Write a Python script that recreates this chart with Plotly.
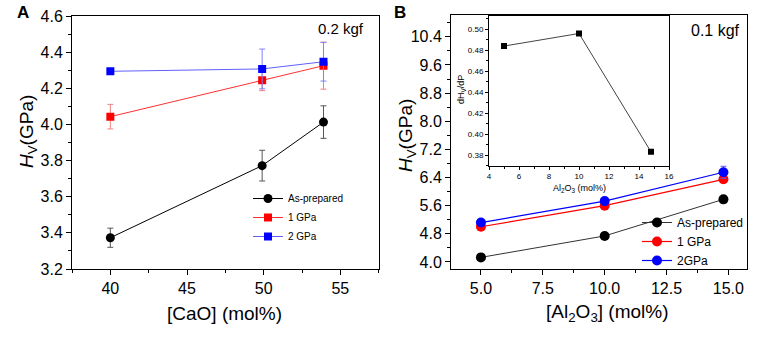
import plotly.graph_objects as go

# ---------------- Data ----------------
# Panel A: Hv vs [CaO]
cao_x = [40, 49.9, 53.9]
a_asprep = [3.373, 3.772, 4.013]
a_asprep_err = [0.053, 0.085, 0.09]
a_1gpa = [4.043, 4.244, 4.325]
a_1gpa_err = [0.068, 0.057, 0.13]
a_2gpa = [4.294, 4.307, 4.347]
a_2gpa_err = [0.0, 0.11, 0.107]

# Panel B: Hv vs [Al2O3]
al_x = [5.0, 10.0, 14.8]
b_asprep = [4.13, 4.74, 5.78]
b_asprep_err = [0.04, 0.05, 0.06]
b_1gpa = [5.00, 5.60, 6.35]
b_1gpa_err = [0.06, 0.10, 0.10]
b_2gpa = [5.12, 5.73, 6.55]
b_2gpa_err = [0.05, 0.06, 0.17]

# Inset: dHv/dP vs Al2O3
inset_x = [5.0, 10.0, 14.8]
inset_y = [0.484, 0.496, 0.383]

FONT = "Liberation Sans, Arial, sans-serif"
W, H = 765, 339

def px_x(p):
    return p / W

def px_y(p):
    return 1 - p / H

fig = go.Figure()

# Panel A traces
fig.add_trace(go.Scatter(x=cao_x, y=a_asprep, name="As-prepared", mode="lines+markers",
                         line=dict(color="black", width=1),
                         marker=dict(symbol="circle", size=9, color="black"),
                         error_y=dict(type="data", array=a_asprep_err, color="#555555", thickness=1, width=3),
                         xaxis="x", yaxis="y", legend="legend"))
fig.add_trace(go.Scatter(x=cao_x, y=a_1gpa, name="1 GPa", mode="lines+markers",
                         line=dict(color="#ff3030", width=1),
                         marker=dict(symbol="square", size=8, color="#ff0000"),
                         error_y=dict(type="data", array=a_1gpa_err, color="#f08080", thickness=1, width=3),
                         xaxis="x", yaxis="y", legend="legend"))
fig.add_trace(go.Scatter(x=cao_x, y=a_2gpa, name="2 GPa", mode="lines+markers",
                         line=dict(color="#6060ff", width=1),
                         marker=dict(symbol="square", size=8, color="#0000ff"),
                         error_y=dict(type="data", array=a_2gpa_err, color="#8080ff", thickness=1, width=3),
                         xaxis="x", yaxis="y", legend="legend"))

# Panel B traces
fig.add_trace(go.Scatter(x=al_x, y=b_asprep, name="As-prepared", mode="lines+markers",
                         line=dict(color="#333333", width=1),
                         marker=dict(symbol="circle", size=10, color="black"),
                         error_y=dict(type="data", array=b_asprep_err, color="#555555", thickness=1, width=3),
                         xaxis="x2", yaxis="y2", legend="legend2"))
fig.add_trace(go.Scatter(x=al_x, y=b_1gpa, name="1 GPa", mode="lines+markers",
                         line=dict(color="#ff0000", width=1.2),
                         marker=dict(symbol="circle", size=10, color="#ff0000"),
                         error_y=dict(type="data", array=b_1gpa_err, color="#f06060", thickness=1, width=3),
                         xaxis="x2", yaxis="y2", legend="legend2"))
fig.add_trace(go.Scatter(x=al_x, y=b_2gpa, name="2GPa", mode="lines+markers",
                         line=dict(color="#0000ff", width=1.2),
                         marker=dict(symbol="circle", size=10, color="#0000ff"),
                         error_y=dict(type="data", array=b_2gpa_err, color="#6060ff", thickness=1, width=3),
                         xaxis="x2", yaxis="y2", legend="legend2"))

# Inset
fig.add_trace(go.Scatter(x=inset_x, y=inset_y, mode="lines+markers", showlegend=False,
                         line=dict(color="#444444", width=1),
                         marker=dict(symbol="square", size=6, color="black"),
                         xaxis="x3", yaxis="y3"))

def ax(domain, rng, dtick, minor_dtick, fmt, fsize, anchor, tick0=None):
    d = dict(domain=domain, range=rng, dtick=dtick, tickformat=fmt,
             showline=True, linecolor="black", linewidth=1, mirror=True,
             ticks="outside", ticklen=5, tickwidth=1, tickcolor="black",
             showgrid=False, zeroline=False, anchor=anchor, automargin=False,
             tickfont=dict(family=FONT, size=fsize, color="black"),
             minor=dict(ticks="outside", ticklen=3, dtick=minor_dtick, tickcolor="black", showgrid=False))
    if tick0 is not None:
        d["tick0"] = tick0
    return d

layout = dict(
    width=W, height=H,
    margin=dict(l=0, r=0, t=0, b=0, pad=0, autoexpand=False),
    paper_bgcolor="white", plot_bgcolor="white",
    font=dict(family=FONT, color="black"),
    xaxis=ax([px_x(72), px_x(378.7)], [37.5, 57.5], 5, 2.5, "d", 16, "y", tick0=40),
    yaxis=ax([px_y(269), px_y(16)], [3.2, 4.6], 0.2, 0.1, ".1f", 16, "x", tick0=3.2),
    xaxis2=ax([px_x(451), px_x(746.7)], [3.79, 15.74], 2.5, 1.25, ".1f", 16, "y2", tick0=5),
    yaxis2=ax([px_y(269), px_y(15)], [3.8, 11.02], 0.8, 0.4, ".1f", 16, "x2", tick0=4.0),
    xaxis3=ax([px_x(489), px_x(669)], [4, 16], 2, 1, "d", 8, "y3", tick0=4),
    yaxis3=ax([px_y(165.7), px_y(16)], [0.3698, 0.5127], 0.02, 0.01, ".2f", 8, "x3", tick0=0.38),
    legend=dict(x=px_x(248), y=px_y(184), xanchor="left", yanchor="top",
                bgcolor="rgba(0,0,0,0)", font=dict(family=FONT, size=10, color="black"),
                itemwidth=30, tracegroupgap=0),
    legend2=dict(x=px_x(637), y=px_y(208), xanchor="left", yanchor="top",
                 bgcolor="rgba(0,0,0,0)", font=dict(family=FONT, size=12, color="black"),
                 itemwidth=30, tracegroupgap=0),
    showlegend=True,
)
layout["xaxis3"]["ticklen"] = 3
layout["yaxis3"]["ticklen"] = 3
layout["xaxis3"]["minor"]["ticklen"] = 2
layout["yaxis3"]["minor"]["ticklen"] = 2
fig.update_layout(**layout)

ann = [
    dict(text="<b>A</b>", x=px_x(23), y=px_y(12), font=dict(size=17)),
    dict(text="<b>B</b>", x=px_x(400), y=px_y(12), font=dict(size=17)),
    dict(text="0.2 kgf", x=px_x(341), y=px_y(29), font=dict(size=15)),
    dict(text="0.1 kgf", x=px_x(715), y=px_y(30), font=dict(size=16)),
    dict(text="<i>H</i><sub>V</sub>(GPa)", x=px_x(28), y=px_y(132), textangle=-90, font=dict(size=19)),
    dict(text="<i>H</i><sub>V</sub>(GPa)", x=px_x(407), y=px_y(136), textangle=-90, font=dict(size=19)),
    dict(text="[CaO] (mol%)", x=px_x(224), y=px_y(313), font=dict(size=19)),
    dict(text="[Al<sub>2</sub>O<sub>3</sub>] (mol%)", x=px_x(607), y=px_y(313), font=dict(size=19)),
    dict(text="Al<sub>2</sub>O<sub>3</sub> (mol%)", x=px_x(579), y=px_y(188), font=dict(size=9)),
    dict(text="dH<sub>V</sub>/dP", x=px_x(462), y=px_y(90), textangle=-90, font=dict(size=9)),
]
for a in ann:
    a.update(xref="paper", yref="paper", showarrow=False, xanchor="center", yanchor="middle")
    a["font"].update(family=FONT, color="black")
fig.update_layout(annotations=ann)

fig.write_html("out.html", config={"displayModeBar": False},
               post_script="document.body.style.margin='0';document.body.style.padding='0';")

> [Problem requirements]
Restate only the lines running from the start of the material above through the line containing "fig = go.Figure()", ends included. No pictures.

> [Response to this exercise]
Write a Python script that recreates this chart with Plotly.
import plotly.graph_objects as go

# ---------------- Data ----------------
# Panel A: Hv vs [CaO]
cao_x = [40, 49.9, 53.9]
a_asprep = [3.373, 3.772, 4.013]
a_asprep_err = [0.053, 0.085, 0.09]
a_1gpa = [4.043, 4.244, 4.325]
a_1gpa_err = [0.068, 0.057, 0.13]
a_2gpa = [4.294, 4.307, 4.347]
a_2gpa_err = [0.0, 0.11, 0.107]

# Panel B: Hv vs [Al2O3]
al_x = [5.0, 10.0, 14.8]
b_asprep = [4.13, 4.74, 5.78]
b_asprep_err = [0.04, 0.05, 0.06]
b_1gpa = [5.00, 5.60, 6.35]
b_1gpa_err = [0.06, 0.10, 0.10]
b_2gpa = [5.12, 5.73, 6.55]
b_2gpa_err = [0.05, 0.06, 0.17]

# Inset: dHv/dP vs Al2O3
inset_x = [5.0, 10.0, 14.8]
inset_y = [0.484, 0.496, 0.383]

FONT = "Liberation Sans, Arial, sans-serif"
W, H = 765, 339

def px_x(p):
    return p / W

def px_y(p):
    return 1 - p / H

fig = go.Figure()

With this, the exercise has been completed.